On Apr 3, 2017, at 08:57 , Daryle Walker <dary...@mac.com> wrote:
> 
> When I select the window in the window controller’s scene in the storyboard, 
> its content size is 800x450. It doesn’t show that way on app run. The view 
> that’s connected to it, a split-view (top & bottom), is still set to the 
> default 450x300. The two splits are also at the default 450x300. The bottom 
> split is a tab-view, whose two tabbed views are also at the default 450x300.

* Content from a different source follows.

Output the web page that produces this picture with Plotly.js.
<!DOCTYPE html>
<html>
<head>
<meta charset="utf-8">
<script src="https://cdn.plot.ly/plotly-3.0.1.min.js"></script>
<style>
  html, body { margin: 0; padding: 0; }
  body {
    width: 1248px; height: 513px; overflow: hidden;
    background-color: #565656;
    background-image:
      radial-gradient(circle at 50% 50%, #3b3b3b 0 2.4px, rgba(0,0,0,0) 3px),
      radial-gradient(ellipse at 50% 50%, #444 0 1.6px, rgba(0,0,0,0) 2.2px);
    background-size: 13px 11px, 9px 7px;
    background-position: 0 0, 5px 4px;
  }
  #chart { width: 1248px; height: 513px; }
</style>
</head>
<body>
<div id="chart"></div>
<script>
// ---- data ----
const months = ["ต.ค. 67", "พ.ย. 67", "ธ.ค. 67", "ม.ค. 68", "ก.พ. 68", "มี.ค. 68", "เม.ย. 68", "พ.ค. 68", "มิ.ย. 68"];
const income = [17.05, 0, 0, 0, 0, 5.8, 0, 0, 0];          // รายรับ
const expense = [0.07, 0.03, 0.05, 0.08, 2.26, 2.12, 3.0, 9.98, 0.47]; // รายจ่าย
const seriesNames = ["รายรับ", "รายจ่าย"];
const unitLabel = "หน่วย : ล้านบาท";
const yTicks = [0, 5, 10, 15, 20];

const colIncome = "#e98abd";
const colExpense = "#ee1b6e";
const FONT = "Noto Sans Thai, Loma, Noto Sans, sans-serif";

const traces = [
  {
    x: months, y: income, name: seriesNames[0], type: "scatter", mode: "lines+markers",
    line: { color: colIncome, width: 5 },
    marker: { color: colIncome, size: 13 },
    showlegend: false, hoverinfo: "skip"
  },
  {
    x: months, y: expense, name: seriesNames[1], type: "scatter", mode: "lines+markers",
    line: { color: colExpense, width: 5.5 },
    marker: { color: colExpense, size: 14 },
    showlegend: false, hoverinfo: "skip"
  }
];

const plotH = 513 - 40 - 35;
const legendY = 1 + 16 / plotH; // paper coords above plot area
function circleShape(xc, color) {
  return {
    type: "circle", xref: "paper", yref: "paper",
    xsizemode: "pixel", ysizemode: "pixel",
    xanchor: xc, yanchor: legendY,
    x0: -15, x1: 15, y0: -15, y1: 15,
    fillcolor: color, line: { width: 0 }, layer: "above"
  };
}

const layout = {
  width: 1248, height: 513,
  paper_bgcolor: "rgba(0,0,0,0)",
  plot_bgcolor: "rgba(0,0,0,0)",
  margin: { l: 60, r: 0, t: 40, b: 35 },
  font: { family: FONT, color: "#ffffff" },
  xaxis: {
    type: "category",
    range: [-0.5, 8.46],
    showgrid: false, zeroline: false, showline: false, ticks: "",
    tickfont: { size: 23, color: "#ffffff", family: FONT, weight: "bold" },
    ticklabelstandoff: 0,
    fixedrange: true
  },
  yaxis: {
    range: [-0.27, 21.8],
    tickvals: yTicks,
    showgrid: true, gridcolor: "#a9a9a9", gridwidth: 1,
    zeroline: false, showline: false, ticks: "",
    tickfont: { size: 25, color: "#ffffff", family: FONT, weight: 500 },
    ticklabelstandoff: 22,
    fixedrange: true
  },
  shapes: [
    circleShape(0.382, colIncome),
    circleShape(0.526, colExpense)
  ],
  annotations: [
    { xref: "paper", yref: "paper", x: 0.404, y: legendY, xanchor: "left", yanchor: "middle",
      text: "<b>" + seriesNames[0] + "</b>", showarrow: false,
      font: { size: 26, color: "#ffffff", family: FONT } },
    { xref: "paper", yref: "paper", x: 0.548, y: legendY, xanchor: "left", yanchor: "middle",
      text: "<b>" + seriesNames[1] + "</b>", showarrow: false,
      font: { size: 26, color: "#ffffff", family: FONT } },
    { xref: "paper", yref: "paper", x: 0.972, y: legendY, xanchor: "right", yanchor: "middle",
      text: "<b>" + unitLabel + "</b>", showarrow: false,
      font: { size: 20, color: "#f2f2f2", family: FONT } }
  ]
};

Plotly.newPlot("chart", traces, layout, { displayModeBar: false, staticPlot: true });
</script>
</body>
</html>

Set the size of the split view to 800 x 450, and change nothing else, then run 
the app. What size window do you get? What are the relative sizes of the two 
splits? (Make sure you turn off window restoration, or the results will be 
meaningless.)

> I haven’t added any constraints yet.

Your content almost certainly won’t lay out correctly when the window is 
resized by the user at run time. 

> It seems that I do have do design from the inside-out and guess the shrunken 
> sizes of my components, instead of having my sizes from the outside-in and 
> having auto-layout shrink the interiors.

In IB you’re designing for *all* window sizes simultaneously, not for a 
particular size. Auto-layout constraints *are* the design, not the rules for 
adjusting the design. However, you have two complications:

1. By not having any constraints, you’re leaving it up to IB (or perhaps the 
run-time constraints system, or perhaps some combination of both) to add 
constraints (or constraint-like behavior) that attempts to preserve your 
unconstrained design. You can’t really complain if if doesn’t do what you want, 
since it doesn’t really know what you want.

2. The size of the outer container (the content view) is unconstrained, because 
auto-layout is designed to work in both directions (the content view can resize 
the window; the window can resize the content view). Something has to resolve 
that ambiguity in each case. Sometimes explicit constraints within the view 
will do it (and there are specific NSLayoutPriority values which you can use to 
control the “direction” of the resolution), and sometimes the window size is 
forced on the content (window restoration, or window drag-to-resize), but if 
not, the NIB size of the content view sets the size of the window.